AJ : En fait, je me demande pourquoi on se pose la question pour les jeunes et pas pour les autres Moi, je trouve que les jeunes sont extrêmement engagés et compétents, et on donne toute la légitimité pour s’engager en politique. De fait, la non-compétence des jeunes, je n’y crois pas, et je pense que dans tous les cas même s’ils n’ont pas toutes les compétences, ils pourront les acquérir lors de leur mandat. Beaucoup d’élus fonctionnent comme ça, et on est tous élu une première fois. Ensuite, la représentativité des jeunes est un enjeu pour l’ensemble de la classe politique. Aujourd’hui à l’Assemblée nationale, on a très peu d’employés, on a peu d’ouvriers, ce qui en fait un enjeu global. Ça ne touche pas que les jeunes, mais je pense qu’avoir davantage de jeunes en politique serait une première étape. Après, on pourra se demander si ces jeunes sont tous représentatifs, et c’est ce pourquoi on milite avec les 150 jeunes de la délégation jeunesse.
EP : On en parle depuis peu d’un remaniement des ministres qui proviennent de la société civile en raison justement de leurs profils qui ne sont pas assez politiques, que vous inspire ce constat ?

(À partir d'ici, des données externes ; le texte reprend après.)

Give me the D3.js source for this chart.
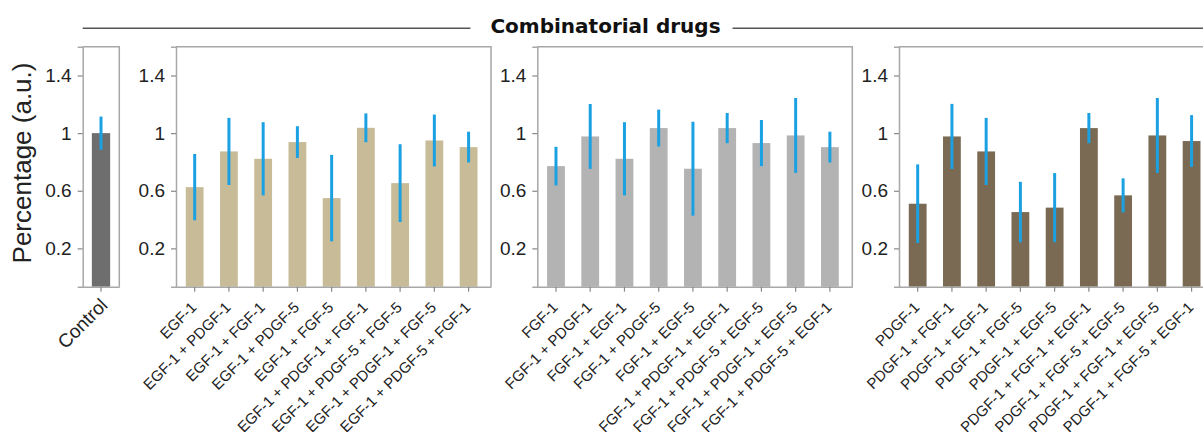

AJ : C’est une question que je me pose très souvent, et je me demande aussi si la société civile peut vraiment réussir en politique, notamment le gouvernement. Je pense , et on l’a vu très souvent, qu’il y a des gens qui deviennent élus locaux et qui viennent de la société civile, et ça se passe très bien (maires, conseillers municipaux, adjoints au maire, et même des députés). Là encore une fois, je pense qu’il y a besoin d’une montée en compétences. Le sociologue Étienne Ollion avait documenté l’entrée des néo-députés à l’Assemblée Nationale en 2017, et effectivement, on voit une différence entre les gens issus de la société civile et les autres. Peut-être qu’ils ont des compétences à acquérir, mais je pense qu’ils apportent aussi d’autres choses qui sont aussi très importantes. Il y a un équilibre qui se fait ainsi et je pense qu’ils vont monter en compétences assez rapidement, et on le voit aujourd’hui avec les élus macronistes. Pour ce qui est du gouvernement, c’est autre chose, passer directement de la société civile au gouvernement, je trouve que ça a été quand même très compliqué pour tous ceux qu’ils ont fait, je m’interroge sur les raisons et c’est quelque chose que l’on va explorer avec Open Politics, pourquoi ça fonctionne et ça ne fonctionne pas. Je n’ai pas la réponse aujourd’hui, mais ma conviction pour le moment, c’est qu’il faudra peut-être des sas de décompression (société civile – élu local – et peut être monter à l’échelle nationale). Je pense que ça dépend aussi beaucoup de la technicité du portefeuille comme celui du budget.